----- STORED DATA -----
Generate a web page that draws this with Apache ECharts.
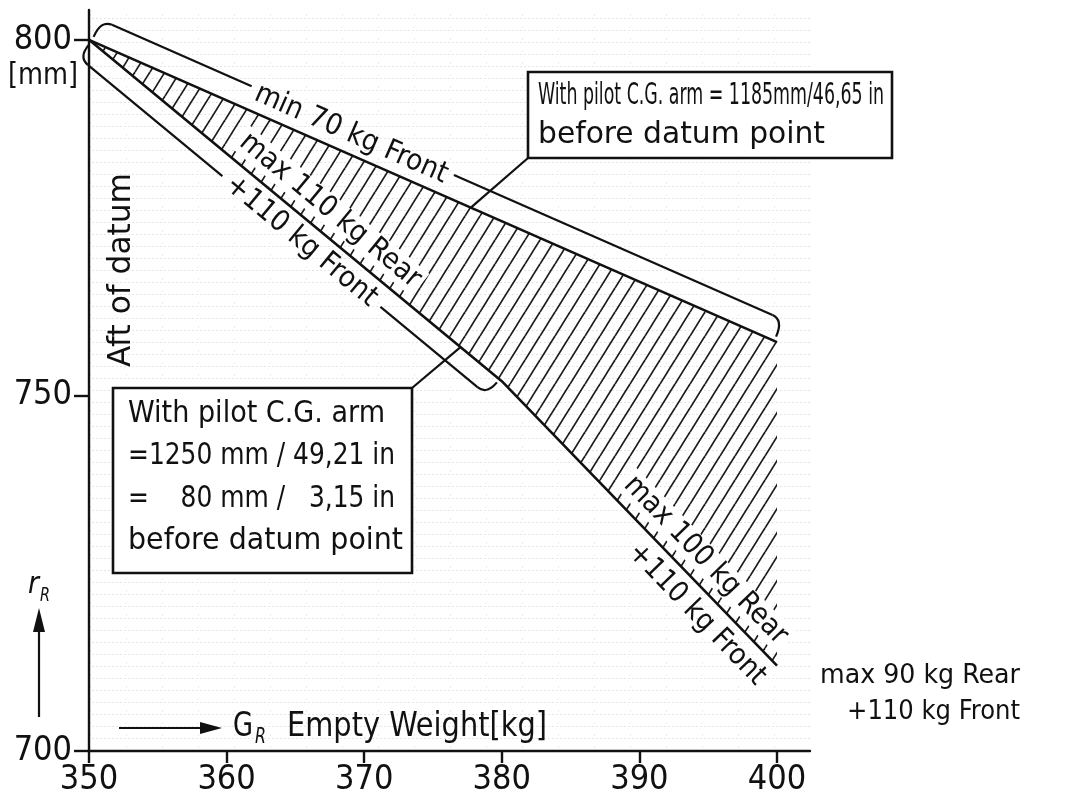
<!DOCTYPE html>
<html>
<head>
<meta charset="utf-8">
<title>C.G. range - empty weight</title>
<script src="https://cdn.jsdelivr.net/npm/echarts@6/dist/echarts.min.js"></script>
<style>
    html, body { margin: 0; padding: 0; background: #fff; }
    #chart { width: 1092px; height: 803px; }
</style>
</head>
<body>
<div id="chart"></div>
<script>
// G_R empty weight [kg] against r_R arm [mm]
var xTicks = [350, 360, 370, 380, 390, 400];
var yTicks = [700, 750, 800];

// upper limit: min 70 kg front
var upperWeight = [350, 400];
var upperArm = [800, 757.5];

// lower limit: max 110 kg rear, then max 100 kg rear (+110 kg front)
var lowerWeight = [350, 380, 400];
var lowerArm = [800, 752, 712];

var FONT = "'Liberation Sans Narrow', 'DejaVu Sans Condensed', 'Liberation Sans', sans-serif";
var INK = '#111';

function pairs(xs, ys) {
    return xs.map(function (x, i) { return [x, ys[i]]; });
}

// diagonal hatch tile for the permissible range
function hatchTile() {
    var w = 15, h = 24;
    var c = document.createElement('canvas');
    c.width = w; c.height = h;
    var ctx = c.getContext('2d');
    ctx.strokeStyle = '#1a1a1a';
    ctx.lineWidth = 1.7;
    for (var k = -1; k <= 1; k++) {
        ctx.beginPath();
        ctx.moveTo(k * w, h);
        ctx.lineTo(k * w + w, 0);
        ctx.stroke();
    }
    return c;
}

// faint dotted graph paper look of the scan
function paperTile() {
    var c = document.createElement('canvas');
    c.width = 36; c.height = 12;
    var ctx = c.getContext('2d');
    ctx.fillStyle = 'rgba(0,0,0,0.10)';
    for (var x = 0; x < 36; x += 4) ctx.fillRect(x, 6, 2, 1);
    ctx.fillStyle = 'rgba(0,0,0,0.07)';
    ctx.fillRect(18, 2, 1, 2);
    return c;
}

var chart = echarts.init(document.getElementById('chart'));

var option = {
    backgroundColor: '#fff',
    animation: false,
    grid: {
        left: 89, right: 282, top: 10, bottom: 52,
        show: true, borderWidth: 0,
        backgroundColor: { image: paperTile(), repeat: 'repeat' }
    },
    xAxis: {
        type: 'value',
        min: 350, max: 402.4,
        axisLine: { show: true, onZero: false, lineStyle: { color: INK, width: 2.4 } },
        axisTick: { show: true, length: 12, customValues: xTicks, lineStyle: { color: INK, width: 2.4 } },
        axisLabel: { customValues: xTicks, color: INK, fontFamily: FONT, fontSize: 34, margin: 12 },
        splitLine: { show: false }
    },
    yAxis: {
        type: 'value',
        min: 700, max: 804.2,
        axisLine: { show: true, onZero: false, lineStyle: { color: INK, width: 2.4 } },
        axisTick: { show: true, length: 15, customValues: yTicks, lineStyle: { color: INK, width: 2.4 } },
        axisLabel: { customValues: yTicks, color: INK, fontFamily: FONT, fontSize: 34, margin: 17 },
        splitLine: { show: false }
    },
    series: [
        {
            type: 'custom',
            name: 'permissible range',
            silent: true,
            z: 1,
            data: [[upperWeight[0], upperArm[0]]],
            renderItem: function (params, api) {
                var pts = pairs(upperWeight, upperArm)
                    .concat(pairs(lowerWeight, lowerArm).reverse())
                    .map(function (p) { return api.coord(p); });
                return {
                    type: 'polygon',
                    shape: { points: pts },
                    style: { fill: { image: hatchTile(), repeat: 'repeat' }, stroke: null }
                };
            }
        },
        {
            type: 'line',
            name: 'min 70 kg Front',
            data: pairs(upperWeight, upperArm),
            symbol: 'none', z: 3,
            lineStyle: { color: INK, width: 2.6 }
        },
        {
            type: 'line',
            name: 'max rear',
            data: pairs(lowerWeight, lowerArm),
            symbol: 'none', z: 3,
            lineStyle: { color: INK, width: 2.6 }
        }
    ]
};
chart.setOption(option);

// ---- annotations, placed from the limit lines ----
var mctx = document.createElement('canvas').getContext('2d');

function textWidth(str, size) {
    mctx.font = size + 'px ' + FONT;
    return mctx.measureText(str).width;
}

function label(str, x, y, size, width, extra) {
    extra = extra || {};
    var s = width ? width / textWidth(str, size) : (extra.scale || 1);
    var style = {
        text: str, font: size + 'px ' + FONT, fill: INK,
        align: extra.align || 'left', textAlign: extra.align || 'left',
        verticalAlign: 'middle', textVerticalAlign: 'middle'
    };
    if (extra.bg) { style.backgroundColor = '#fff'; style.padding = [0, 4]; }
    if (extra.italic) { style.font = 'italic ' + style.font; }
    return { type: 'text', x: x, y: y, scaleX: s, rotation: extra.rotation || 0, z: 20, style: style };
}

function stroke(w) {
    return { stroke: INK, lineWidth: w || 2.4, fill: null };
}

function px(p) {
    return chart.convertToPixel({ gridIndex: 0 }, p);
}

// frame along a segment P->Q: t along it, off to its left-hand side
function segFrame(P, Q) {
    var dx = Q[0] - P[0], dy = Q[1] - P[1];
    var L = Math.sqrt(dx * dx + dy * dy);
    var ux = dx / L, uy = dy / L;
    return {
        L: L,
        rot: -Math.atan2(dy, dx),
        at: function (t, off) {
            return [P[0] + ux * t + uy * off, P[1] + uy * t - ux * off];
        }
    };
}

// bracket parallel to a limit line, hooked at both ends, gap left for its text
function bracket(f, d, gapA, gapB) {
    var r = 12, L = f.L, out = [];
    var a0 = f.at(3, d * 0.2), a1 = f.at(3 + r, d), c0 = f.at(3, d);
    var b0 = f.at(L - 3, d * 0.2), b1 = f.at(L - 3 - r, d), c1 = f.at(L - 3, d);
    out.push({ type: 'bezierCurve', z: 15, shape: { x1: a0[0], y1: a0[1], x2: a1[0], y2: a1[1], cpx1: c0[0], cpy1: c0[1] }, style: stroke(2.2) });
    out.push({ type: 'polyline', z: 15, shape: { points: [a1, f.at(gapA * L, d)] }, style: stroke(2.2) });
    out.push({ type: 'polyline', z: 15, shape: { points: [f.at(gapB * L, d), b1] }, style: stroke(2.2) });
    out.push({ type: 'bezierCurve', z: 15, shape: { x1: b1[0], y1: b1[1], x2: b0[0], y2: b0[1], cpx1: c1[0], cpy1: c1[1] }, style: stroke(2.2) });
    return out;
}

var up = segFrame(px(pairs(upperWeight, upperArm)[0]), px(pairs(upperWeight, upperArm)[1]));
var lowPts = pairs(lowerWeight, lowerArm).map(px);
var lo1 = segFrame(lowPts[0], lowPts[1]);
var lo2 = segFrame(lowPts[1], lowPts[2]);

var g = [];
g = g.concat(bracket(up, 23, 0.223, 0.517));
g = g.concat(bracket(lo1, -20, 0.354, 0.737));

var p;
p = up.at(0.37 * up.L, 19);
g.push(label('min 70 kg Front', p[0], p[1], 29, 208, { align: 'center', rotation: up.rot }));
p = lo1.at(0.55 * lo1.L, 22);
g.push(label('max 110 kg Rear', p[0], p[1], 29, 226, { align: 'center', rotation: lo1.rot, bg: true }));
p = lo1.at(0.545 * lo1.L, -20);
g.push(label('+110 kg Front', p[0], p[1], 29, 188, { align: 'center', rotation: lo1.rot }));
p = lo2.at(0.683 * lo2.L, 22);
g.push(label('max 100 kg Rear', p[0], p[1], 29, 222, { align: 'center', rotation: lo2.rot, bg: true }));
p = lo2.at(0.766 * lo2.L, -22);
g.push(label('+110 kg Front', p[0], p[1], 29, 185, { align: 'center', rotation: lo2.rot }));

// callout: 1185 mm arm
var t1 = up.at(0.555 * up.L, 0);
g.push({ type: 'polyline', z: 14, shape: { points: [[528, 158], t1] }, style: stroke(2.2) });
g.push({ type: 'rect', z: 16, shape: { x: 528, y: 72, width: 364, height: 86 }, style: { fill: '#fff', stroke: INK, lineWidth: 2.6 } });
g.push(label('With pilot C.G. arm = 1185mm/46,65 in', 538, 96, 31, 346));
g.push(label('before datum point', 538, 135, 31, 287));

// callout: 1250 mm arm
var t2 = lo1.at(0.9 * lo1.L, 0);
g.push({ type: 'polyline', z: 14, shape: { points: [[412, 388], t2] }, style: stroke(2.2) });
g.push({ type: 'rect', z: 16, shape: { x: 113, y: 388, width: 299, height: 185 }, style: { fill: '#fff', stroke: INK, lineWidth: 2.6 } });
g.push(label('With pilot C.G. arm', 128, 414, 30, 257));
var line2 = '=1250 mm / 49,21 in';
var s2 = 267 / textWidth(line2, 30);
g.push(label(line2, 128, 456, 30, 267));
var slashEnd = 128 + textWidth('=1250 mm /', 30) * s2;
g.push(label('=', 128, 499, 30, null, { scale: s2 }));
g.push(label('80 mm /', slashEnd, 499, 30, null, { scale: s2, align: 'right' }));
g.push(label('3,15 in', 395, 499, 30, null, { scale: s2, align: 'right' }));
g.push(label('before datum point', 128, 541, 30, 275));

// right side note
g.push(label('max 90 kg Rear', 1020, 676, 27, 200, { align: 'right' }));
g.push(label('+110 kg Front', 1020, 712, 27, 173, { align: 'right' }));

// axis captions
g.push(label('Aft of datum', 122, 270, 32, 194, { align: 'center', rotation: Math.PI / 2 }));
g.push(label('[mm]', 8, 76, 30, 70));
g.push({ type: 'polyline', z: 14, shape: { points: [[119, 728], [206, 728]] }, style: stroke(2.2) });
g.push({ type: 'polygon', z: 14, shape: { points: [[200, 722], [222, 728], [200, 734]] }, style: { fill: INK } });
g.push(label('G', 233, 727, 33, 20));
g.push(label('R', 255, 737, 22, 11, { italic: true }));
g.push(label('Empty Weight[kg]', 287, 727, 33, 260));
g.push({ type: 'polyline', z: 14, shape: { points: [[39, 717], [39, 628]] }, style: stroke(2.2) });
g.push({ type: 'polygon', z: 14, shape: { points: [[33, 632], [39, 608], [45, 632]] }, style: { fill: INK } });
g.push(label('r', 28, 585, 30, 11, { italic: true }));
g.push(label('R', 40, 596, 20, 10, { italic: true }));

chart.setOption({ graphic: { elements: g } });

window.addEventListener('resize', function () {
    chart.resize();
});
</script>
</body>
</html>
-----
DO THIS ::
Without the pictures, please reproduce each line of the listing above exactly, from the first one through the line bearing "var chart = echarts.init(document.getElementById('chart'));".

SOLUTION ::
Generate a web page that draws this with Apache ECharts.
<!DOCTYPE html>
<html>
<head>
<meta charset="utf-8">
<title>C.G. range - empty weight</title>
<script src="https://cdn.jsdelivr.net/npm/echarts@6/dist/echarts.min.js"></script>
<style>
    html, body { margin: 0; padding: 0; background: #fff; }
    #chart { width: 1092px; height: 803px; }
</style>
</head>
<body>
<div id="chart"></div>
<script>
// G_R empty weight [kg] against r_R arm [mm]
var xTicks = [350, 360, 370, 380, 390, 400];
var yTicks = [700, 750, 800];

// upper limit: min 70 kg front
var upperWeight = [350, 400];
var upperArm = [800, 757.5];

// lower limit: max 110 kg rear, then max 100 kg rear (+110 kg front)
var lowerWeight = [350, 380, 400];
var lowerArm = [800, 752, 712];

var FONT = "'Liberation Sans Narrow', 'DejaVu Sans Condensed', 'Liberation Sans', sans-serif";
var INK = '#111';

function pairs(xs, ys) {
    return xs.map(function (x, i) { return [x, ys[i]]; });
}

// diagonal hatch tile for the permissible range
function hatchTile() {
    var w = 15, h = 24;
    var c = document.createElement('canvas');
    c.width = w; c.height = h;
    var ctx = c.getContext('2d');
    ctx.strokeStyle = '#1a1a1a';
    ctx.lineWidth = 1.7;
    for (var k = -1; k <= 1; k++) {
        ctx.beginPath();
        ctx.moveTo(k * w, h);
        ctx.lineTo(k * w + w, 0);
        ctx.stroke();
    }
    return c;
}

// faint dotted graph paper look of the scan
function paperTile() {
    var c = document.createElement('canvas');
    c.width = 36; c.height = 12;
    var ctx = c.getContext('2d');
    ctx.fillStyle = 'rgba(0,0,0,0.10)';
    for (var x = 0; x < 36; x += 4) ctx.fillRect(x, 6, 2, 1);
    ctx.fillStyle = 'rgba(0,0,0,0.07)';
    ctx.fillRect(18, 2, 1, 2);
    return c;
}

var chart = echarts.init(document.getElementById('chart'));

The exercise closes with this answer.